The film continues an exploration on formal ideology through a reversal of approach that changed the Italian fascist aesthetic to a left–wing approach that I shall call liberal fascism. Film–makers like Antonioni who were forced to work under Mussollini changed their approach to the opposite end of the spectrum after the fall of fascism in Italy after the Second World War. Antonioni functions in this film within the parameters of the studio system, but makes a film against the interests of the studio and the state. The fascist aesthetic of destruction under Mussolini is made into a dialectical exploration of creation itself as being a form of destruction through a contrasting split between the real and the imaginary.
With Antonioni’s 1966 film Blow–Up, the Marxist notion of praxis, which can be defined as "practice taking theoretical considerations into account" created several in-between spaces. Whereas the French through the Nouveau Roman movement in literature and theNouvelle Vague movement in cinema tried to explore this in between state as being a merge of location–space and narrative–space or documentary and fiction, this interplay was complicated by directors like Antonioni. In the writings of Theodor Adorno, an author who deeply influenced Antonioni, this split is much more complex and has to do with the limitations of actualizing theory in the real through practice.

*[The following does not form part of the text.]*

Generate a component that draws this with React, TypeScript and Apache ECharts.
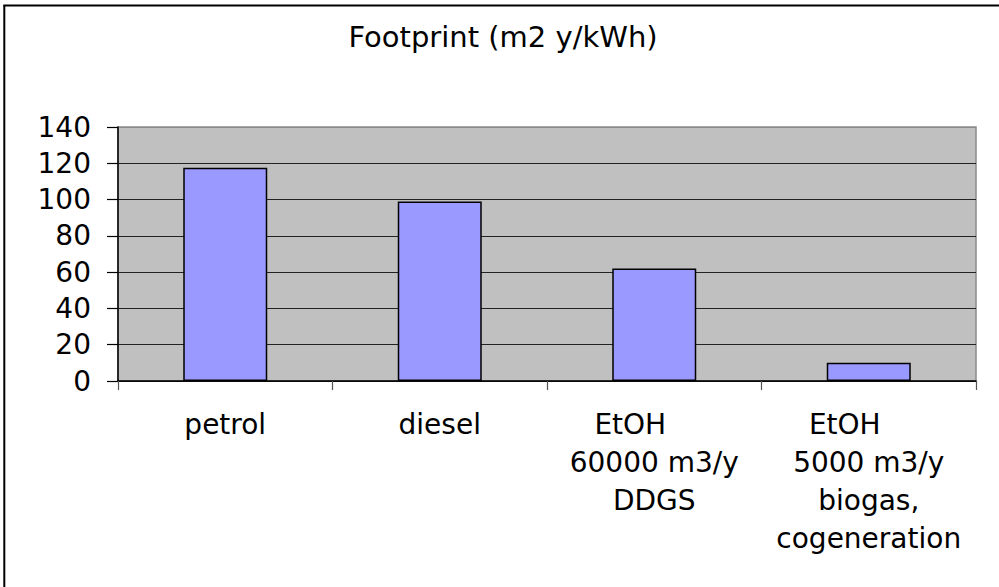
import React, { useEffect, useRef } from 'react';
import * as echarts from 'echarts';

const chartTitle = 'Footprint (m2 y/kWh)';
const categories = [
  'petrol',
  'diesel',
  'EtOH\n60000 m3/y\nDDGS',
  'EtOH\n5000 m3/y\nbiogas,\ncogeneration',
];
const footprint = [117.5, 99, 62, 10];
const yMin = 0;
const yMax = 140;
const yStep = 20;

const FONT = 'DejaVu Sans';

export default function App() {
  const ref = useRef<HTMLDivElement>(null);
  useEffect(() => {
    if (!ref.current) return;
    const chart = echarts.init(ref.current, undefined, { renderer: 'svg' });
    const richBase = { fontFamily: FONT, fontSize: 28, lineHeight: 38, color: '#000', align: 'center' as const };
    chart.setOption({
      animation: false,
      backgroundColor: '#fff',
      title: {
        text: chartTitle,
        left: 503,
        top: 22,
        padding: 0,
        textAlign: 'center',
        textStyle: { fontFamily: FONT, fontSize: 29, fontWeight: 'normal', color: '#000' },
      },
      graphic: [
        { type: 'line', shape: { x1: 4.3, y1: 5.5, x2: 4.3, y2: 600 }, style: { stroke: '#000', lineWidth: 2 } },
        { type: 'line', shape: { x1: 3.3, y1: 5.5, x2: 1010, y2: 5.5 }, style: { stroke: '#000', lineWidth: 2 } },
      ],
      grid: {
        left: 118,
        top: 127,
        right: 23,
        bottom: 206,
        show: true,
        backgroundColor: '#C0C0C0',
        borderColor: '#8a8a8a',
        borderWidth: 1.5,
      },
      xAxis: {
        type: 'category',
        data: categories,
        boundaryGap: true,
        axisLine: { show: true, lineStyle: { color: '#000', width: 1.5 } },
        axisTick: { show: true, length: 9, interval: 0, alignWithLabel: false, lineStyle: { color: '#555', width: 1.2 } },
        axisLabel: {
          interval: 0,
          margin: 24,
          color: '#000',
          fontFamily: FONT,
          fontSize: 28,
          lineHeight: 38,
          formatter: (v: string) => {
            const lines = v.split('\n');
            return lines
              .map((l, i) => (i === 0 && lines.length > 1 ? `{t|${l}}{sp| }` : `{t|${l}}`))
              .join('\n');
          },
          rich: {
            t: richBase,
            sp: { ...richBase, width: 48 },
          },
        },
        splitLine: { show: false },
      },
      yAxis: {
        type: 'value',
        min: yMin,
        max: yMax,
        interval: yStep,
        axisLine: { show: true, lineStyle: { color: '#000', width: 1.5 } },
        axisTick: { show: true, length: 11, lineStyle: { color: '#000', width: 1.2 } },
        axisLabel: { margin: 27, color: '#000', fontFamily: FONT, fontSize: 28 },
        splitLine: {
          show: true,
          lineStyle: {
            color: ['#222', '#222', '#222', '#222', '#222', '#222', '#222', '#8a8a8a'],
            width: 1.2,
          },
        },
      },
      series: [
        {
          type: 'bar',
          data: footprint,
          barWidth: 84,
          itemStyle: { color: '#9999FF', borderColor: '#000', borderWidth: 1.5 },
        },
      ],
    });
    return () => chart.dispose();
  }, []);
  return <div ref={ref} style={{ position: 'fixed', left: 0, top: 0, width: 999, height: 587 }} />;
}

The mediation creates an in between state that is constituted by theory–practice, form–content, dialectics–metaphysics and subject–object mediations that constantly create the conditions or parameters for a new image. For Antonioni, in his film Blow–Up (1966) this mediation is precisely what makes "reality into a mystery." In Zabriskie Point, Antonioni engages with America and especially its youth because for him: "What’s new is that young people today do not want to submit passively to this mystery. And that they use it as a springboard so to speak, for revolt."
Like Antonioni’s earlier films Il Deserto Rosso (1964) and Blow–Up (1966), the film professes Adorno’s negative dialectic. According to Adorno, the capitalist dialectic after the industrial revolution and the Second World War was not one of affirmation but one of critique. This critique is displayed through the antithetical relationship between resources and production and more significantly a disconnect between and individual’s consciousness and social being. The split between individual consciousness and social being realizes the splits that already exist, i.e. those existing between theory–practice, form–content, dialectics–metaphysics etc., and makes them into a social act constantly appropriated in time by society. In both the above–mentioned films, Antonioni plots a social critique through reified characters whose individual consciousness is in conflict with their social being.
The most important element in the film is the use of color. According to Antonioni "color in [his] films are almost as important as the actors."Antonioni himself analyzed the importance of colors in his work by making a comparison to Picasso in one of his interviews: "The blue spread across over Picasso’s painting, evident during the blue period, was the painting." Whereas in Blow–Up Antonioni modified the colors on the set to remove those that were contradictory and make the film in a location that "wasn’t really London, it was something like London", in Zabriskie Point he took a more conservative approach where he attempted to, instead of changing the colors, "exploit" the colors he already had.
Another key category for producing a discourse on the film is the importance of the location of America, particularly the location spaces in California and the desert in Arizona. Antonioni was strictly against shooting in a studio. For him: "In the studio, film crystallizes, it becomes impermeable to the unexpected". For him this "permeability" was only possible through the randomness of the location space. However before we reach the central point of the importance of the location space in all its uncertainty it is important to emphasize that the creation of the film occurs during the shooting of the film, and not as in studio cinema in the scripting or editing. The unexpected event that occurs on the location that makes the film "permeable" is precisely the accident that cannot be planned in the script or synthesized in the edit room. This importance of the location space provokes a situation where the viewers "oscillate between the sensation of knowing what kind of a place we are in and the acute sensation of being lost"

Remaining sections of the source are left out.